EU is looking for strong measures to stem China

Alarmed by China’s blockade of Lithuania over the Baltic member country’s deepening ties with Taiwan, Brussels wants to get tougher with Beijing over an economic and trading relationship that it says has become increasingly unbalanced. Looking for strong measures, is there any credible option on the table?

Namechecking this week’s political agreement to create a so-called anti-coercion instrument in a speech in Brussels on Thursday, Commission President von der Leyen reportedly said: “We now need the unity at EU level for a bolder and faster use of those instruments when they are required and a more assertive approach to enforcement“.

According to Politico, the new rules will empower the Commission to investigate whether coercion has happened and to propose countermeasures, handing the executive competence in the making of foreign policy.

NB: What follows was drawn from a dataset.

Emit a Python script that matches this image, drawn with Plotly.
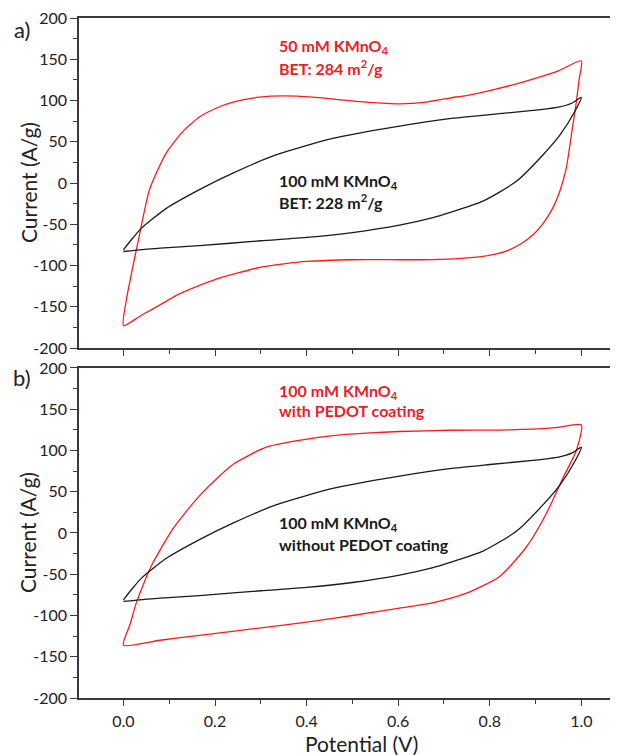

Countermeasures that the Commission could deploy include increased customs duties, intellectual property restrictions, or export controls, under a time-bound procedure lasting no more than a year.

The anti-coercion tool was originally inspired by former U.S. President Donald Trump’s imposition in 2018 of steel tariffs against the EU on national security grounds, which pushed Brussels to raise its game and seek to strengthen its own trade defenses.

As European leaders debated their response, France and others pushed to go beyond empowering the EU to impose retaliatory tariffs, paving the way for the anti-coercion instrument. This first led to an upgrade of the EU’s so-called enforcement regulation, making it possible to retaliate with tariffs when a member of the WTO is uncooperative when a case is brought against them.

Powers “are no longer thinking in WTO time, they are thinking geopolitical time. And therefore in geopolitical time, what they’re doing is each of them is protecting their own interests by adopting measures that it seems they see as fit“, said Geraldo Vidigal, a former WTO lawyer and an international trade law lecturer at the University of Amsterdam.

The crux of the matter is that the anti-coercion instrument should be credible enough never to have to be used. Its greatest power is its deterrent effect.